→ TASK TO CARRY OUT:
Return the material word for word. Do not include pictures.

→ GIVEN INFORMATION:
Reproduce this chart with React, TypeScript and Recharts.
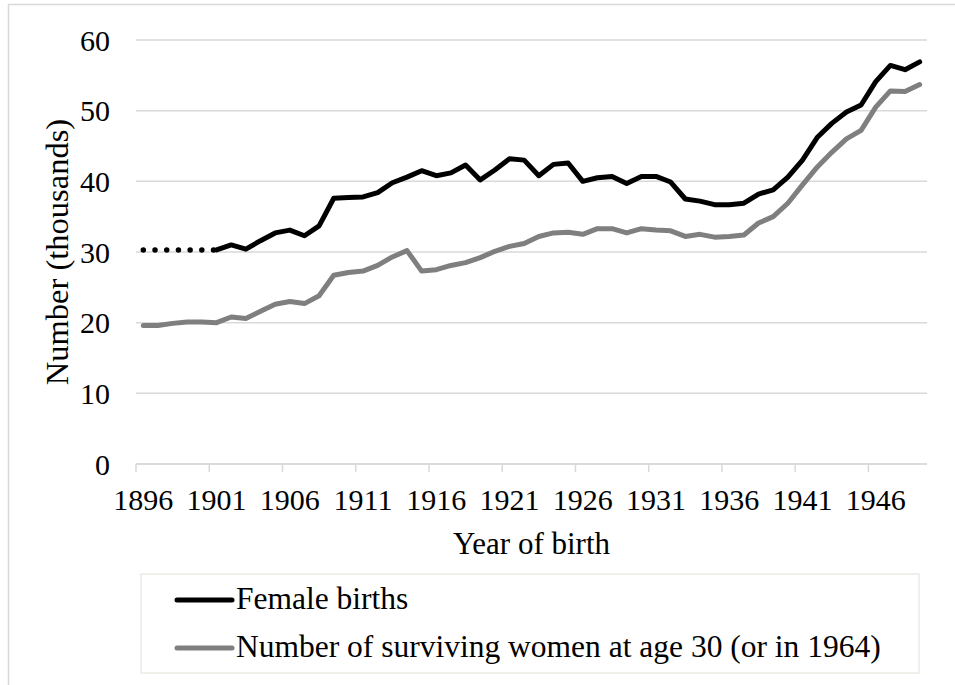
import { LineChart, Line, XAxis, YAxis, CartesianGrid } from "recharts";

const years = [
  1896, 1897, 1898, 1899, 1900, 1901, 1902, 1903, 1904, 1905, 1906, 1907,
  1908, 1909, 1910, 1911, 1912, 1913, 1914, 1915, 1916, 1917, 1918, 1919,
  1920, 1921, 1922, 1923, 1924, 1925, 1926, 1927, 1928, 1929, 1930, 1931,
  1932, 1933, 1934, 1935, 1936, 1937, 1938, 1939, 1940, 1941, 1942, 1943,
  1944, 1945, 1946, 1947, 1948, 1949,
];

// 1896-1901 estimated (dotted)
const estimatedBirths = [30.3, 30.3, 30.3, 30.3, 30.3, 30.3];

// 1901-1949
const femaleBirths = [
  30.3, 31.0, 30.4, 31.6, 32.7, 33.1, 32.3, 33.7, 37.6, 37.7, 37.8, 38.4,
  39.8, 40.6, 41.5, 40.8, 41.2, 42.3, 40.2, 41.6, 43.2, 43.0, 40.8, 42.4,
  42.6, 40.0, 40.5, 40.7, 39.7, 40.7, 40.7, 39.9, 37.5, 37.2, 36.7, 36.7,
  36.9, 38.2, 38.8, 40.6, 43.0, 46.2, 48.2, 49.8, 50.8, 54.1, 56.4, 55.8,
  56.9,
];

// 1896-1949
const survivingWomen = [
  19.6, 19.6, 19.9, 20.1, 20.1, 20.0, 20.8, 20.6, 21.6, 22.6, 23.0, 22.7,
  23.8, 26.7, 27.1, 27.3, 28.1, 29.3, 30.2, 27.3, 27.5, 28.1, 28.5, 29.2,
  30.1, 30.8, 31.2, 32.2, 32.7, 32.8, 32.5, 33.3, 33.3, 32.7, 33.3, 33.1,
  33.0, 32.2, 32.5, 32.1, 32.2, 32.4, 34.1, 35.0, 36.9, 39.5, 42.0, 44.1,
  46.0, 47.2, 50.5, 52.8, 52.7, 53.7,
];

const xTicks = [1896, 1901, 1906, 1911, 1916, 1921, 1926, 1931, 1936, 1941, 1946];
const yTicks = [0, 10, 20, 30, 40, 50, 60];

const series = [
  { key: "births", name: "Female births", color: "#000000" },
  {
    key: "surviving",
    name: "Number of surviving women at age 30 (or in 1964)",
    color: "#7f7f7f",
  },
];

const data = years.map((year, i) => ({
  year,
  estimated: i < estimatedBirths.length ? estimatedBirths[i] : null,
  births: i >= 5 ? femaleBirths[i - 5] : null,
  surviving: survivingWomen[i],
}));

const W = 955;
const H = 685;
const FONT = "Liberation Serif";
const margin = { top: 40, right: 28, left: -24, bottom: 121 };
const Y_AXIS_W = 160;
const plotWidth = W - margin.left - Y_AXIS_W - margin.right;
const halfStep = plotWidth / years.length / 2;
const GRID = "#d9d9d9";

// tick mark sits on the category boundary, label in the middle of the category
function XTick(props: any) {
  const { x, y, payload } = props;
  return (
    <g>
      <line
        x1={x - halfStep}
        x2={x - halfStep}
        y1={y - 8}
        y2={y}
        stroke={GRID}
        strokeWidth={1.5}
      />
      <text
        x={x}
        y={y + 38}
        textAnchor="middle"
        fill="#000"
        fontSize={30}
        fontFamily={FONT}
      >
        {payload.value}
      </text>
    </g>
  );
}

export default function App() {
  return (
    <div
      style={{
        position: "absolute",
        left: 0,
        top: 0,
        width: W,
        height: H,
        background: "#fff",
        fontFamily: FONT,
      }}
    >
      <LineChart width={W} height={H} data={data} margin={margin}>
        <CartesianGrid vertical={false} stroke={GRID} strokeWidth={1.5} />
        <XAxis
          dataKey="year"
          type="number"
          domain={[1895.5, 1949.5]}
          ticks={xTicks}
          interval={0}
          height={100}
          tickSize={8}
          tickMargin={0}
          tickLine={false}
          axisLine={{ stroke: GRID, strokeWidth: 1.5 }}
          tick={<XTick />}
          label={{
            value: "Year of birth",
            position: "insideBottom",
            offset: 10,
            fill: "#000",
            fontSize: 31,
            fontFamily: FONT,
          }}
        />
        <YAxis
          width={Y_AXIS_W}
          domain={[0, 60]}
          ticks={yTicks}
          axisLine={false}
          tickLine={false}
          tickMargin={20}
          tick={{ fill: "#000", fontSize: 30, fontFamily: FONT }}
          label={{
            value: "Number (thousands)",
            angle: -90,
            position: "center",
            fill: "#000",
            fontSize: 32.5,
            fontFamily: FONT,
          }}
        />
        <Line
          dataKey="estimated"
          stroke="#000"
          strokeWidth={5.5}
          strokeDasharray="0 11.7"
          strokeLinecap="round"
          dot={false}
          activeDot={false}
          isAnimationActive={false}
        />
        {series.map((s) => (
          <Line
            key={s.key}
            dataKey={s.key}
            name={s.name}
            stroke={s.color}
            strokeWidth={5}
            strokeLinecap="round"
            strokeLinejoin="round"
            dot={false}
            activeDot={false}
            isAnimationActive={false}
          />
        ))}
      </LineChart>
      <svg
        width={W}
        height={H}
        style={{ position: "absolute", left: 0, top: 0, pointerEvents: "none" }}
      >
        <line x1={8} x2={W} y1={4.5} y2={4.5} stroke={GRID} strokeWidth={1.5} />
        <line x1={8.5} x2={8.5} y1={4} y2={H} stroke={GRID} strokeWidth={1.5} />
        <rect
          x={141}
          y={574}
          width={778}
          height={99}
          fill="#fff"
          stroke="#ecebe3"
          strokeWidth={1.5}
        />
        {series.map((s, i) => (
          <g key={s.key}>
            <line
              x1={177}
              x2={232}
              y1={600 + i * 48}
              y2={600 + i * 48}
              stroke={s.color}
              strokeWidth={5}
              strokeLinecap="round"
            />
            <text
              x={236}
              y={609 + i * 48}
              fontSize={31.5}
              fontFamily={FONT}
              fill="#000"
            >
              {s.name}
            </text>
          </g>
        ))}
      </svg>
    </div>
  );
}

→ SOLUTION FOR THIS EXERCISE:
Reproduce this chart with React, TypeScript and Recharts.
import { LineChart, Line, XAxis, YAxis, CartesianGrid } from "recharts";

const years = [
  1896, 1897, 1898, 1899, 1900, 1901, 1902, 1903, 1904, 1905, 1906, 1907,
  1908, 1909, 1910, 1911, 1912, 1913, 1914, 1915, 1916, 1917, 1918, 1919,
  1920, 1921, 1922, 1923, 1924, 1925, 1926, 1927, 1928, 1929, 1930, 1931,
  1932, 1933, 1934, 1935, 1936, 1937, 1938, 1939, 1940, 1941, 1942, 1943,
  1944, 1945, 1946, 1947, 1948, 1949,
];

// 1896-1901 estimated (dotted)
const estimatedBirths = [30.3, 30.3, 30.3, 30.3, 30.3, 30.3];

// 1901-1949
const femaleBirths = [
  30.3, 31.0, 30.4, 31.6, 32.7, 33.1, 32.3, 33.7, 37.6, 37.7, 37.8, 38.4,
  39.8, 40.6, 41.5, 40.8, 41.2, 42.3, 40.2, 41.6, 43.2, 43.0, 40.8, 42.4,
  42.6, 40.0, 40.5, 40.7, 39.7, 40.7, 40.7, 39.9, 37.5, 37.2, 36.7, 36.7,
  36.9, 38.2, 38.8, 40.6, 43.0, 46.2, 48.2, 49.8, 50.8, 54.1, 56.4, 55.8,
  56.9,
];

// 1896-1949
const survivingWomen = [
  19.6, 19.6, 19.9, 20.1, 20.1, 20.0, 20.8, 20.6, 21.6, 22.6, 23.0, 22.7,
  23.8, 26.7, 27.1, 27.3, 28.1, 29.3, 30.2, 27.3, 27.5, 28.1, 28.5, 29.2,
  30.1, 30.8, 31.2, 32.2, 32.7, 32.8, 32.5, 33.3, 33.3, 32.7, 33.3, 33.1,
  33.0, 32.2, 32.5, 32.1, 32.2, 32.4, 34.1, 35.0, 36.9, 39.5, 42.0, 44.1,
  46.0, 47.2, 50.5, 52.8, 52.7, 53.7,
];

const xTicks = [1896, 1901, 1906, 1911, 1916, 1921, 1926, 1931, 1936, 1941, 1946];
const yTicks = [0, 10, 20, 30, 40, 50, 60];

const series = [
  { key: "births", name: "Female births", color: "#000000" },
  {
    key: "surviving",
    name: "Number of surviving women at age 30 (or in 1964)",
    color: "#7f7f7f",
  },
];

const data = years.map((year, i) => ({
  year,
  estimated: i < estimatedBirths.length ? estimatedBirths[i] : null,
  births: i >= 5 ? femaleBirths[i - 5] : null,
  surviving: survivingWomen[i],
}));

const W = 955;
const H = 685;
const FONT = "Liberation Serif";
const margin = { top: 40, right: 28, left: -24, bottom: 121 };
const Y_AXIS_W = 160;
const plotWidth = W - margin.left - Y_AXIS_W - margin.right;
const halfStep = plotWidth / years.length / 2;
const GRID = "#d9d9d9";

// tick mark sits on the category boundary, label in the middle of the category
function XTick(props: any) {
  const { x, y, payload } = props;
  return (
    <g>
      <line
        x1={x - halfStep}
        x2={x - halfStep}
        y1={y - 8}
        y2={y}
        stroke={GRID}
        strokeWidth={1.5}
      />
      <text
        x={x}
        y={y + 38}
        textAnchor="middle"
        fill="#000"
        fontSize={30}
        fontFamily={FONT}
      >
        {payload.value}
      </text>
    </g>
  );
}

export default function App() {
  return (
    <div
      style={{
        position: "absolute",
        left: 0,
        top: 0,
        width: W,
        height: H,
        background: "#fff",
        fontFamily: FONT,
      }}
    >
      <LineChart width={W} height={H} data={data} margin={margin}>
        <CartesianGrid vertical={false} stroke={GRID} strokeWidth={1.5} />
        <XAxis
          dataKey="year"
          type="number"
          domain={[1895.5, 1949.5]}
          ticks={xTicks}
          interval={0}
          height={100}
          tickSize={8}
          tickMargin={0}
          tickLine={false}
          axisLine={{ stroke: GRID, strokeWidth: 1.5 }}
          tick={<XTick />}
          label={{
            value: "Year of birth",
            position: "insideBottom",
            offset: 10,
            fill: "#000",
            fontSize: 31,
            fontFamily: FONT,
          }}
        />
        <YAxis
          width={Y_AXIS_W}
          domain={[0, 60]}
          ticks={yTicks}
          axisLine={false}
          tickLine={false}
          tickMargin={20}
          tick={{ fill: "#000", fontSize: 30, fontFamily: FONT }}
          label={{
            value: "Number (thousands)",
            angle: -90,
            position: "center",
            fill: "#000",
            fontSize: 32.5,
            fontFamily: FONT,
          }}
        />
        <Line
          dataKey="estimated"
          stroke="#000"
          strokeWidth={5.5}
          strokeDasharray="0 11.7"
          strokeLinecap="round"
          dot={false}
          activeDot={false}
          isAnimationActive={false}
        />
        {series.map((s) => (
          <Line
            key={s.key}
            dataKey={s.key}
            name={s.name}
            stroke={s.color}
            strokeWidth={5}
            strokeLinecap="round"
            strokeLinejoin="round"
            dot={false}
            activeDot={false}
            isAnimationActive={false}
          />
        ))}
      </LineChart>
      <svg
        width={W}
        height={H}
        style={{ position: "absolute", left: 0, top: 0, pointerEvents: "none" }}
      >
        <line x1={8} x2={W} y1={4.5} y2={4.5} stroke={GRID} strokeWidth={1.5} />
        <line x1={8.5} x2={8.5} y1={4} y2={H} stroke={GRID} strokeWidth={1.5} />
        <rect
          x={141}
          y={574}
          width={778}
          height={99}
          fill="#fff"
          stroke="#ecebe3"
          strokeWidth={1.5}
        />
        {series.map((s, i) => (
          <g key={s.key}>
            <line
              x1={177}
              x2={232}
              y1={600 + i * 48}
              y2={600 + i * 48}
              stroke={s.color}
              strokeWidth={5}
              strokeLinecap="round"
            />
            <text
              x={236}
              y={609 + i * 48}
              fontSize={31.5}
              fontFamily={FONT}
              fill="#000"
            >
              {s.name}
            </text>
          </g>
        ))}
      </svg>
    </div>
  );
}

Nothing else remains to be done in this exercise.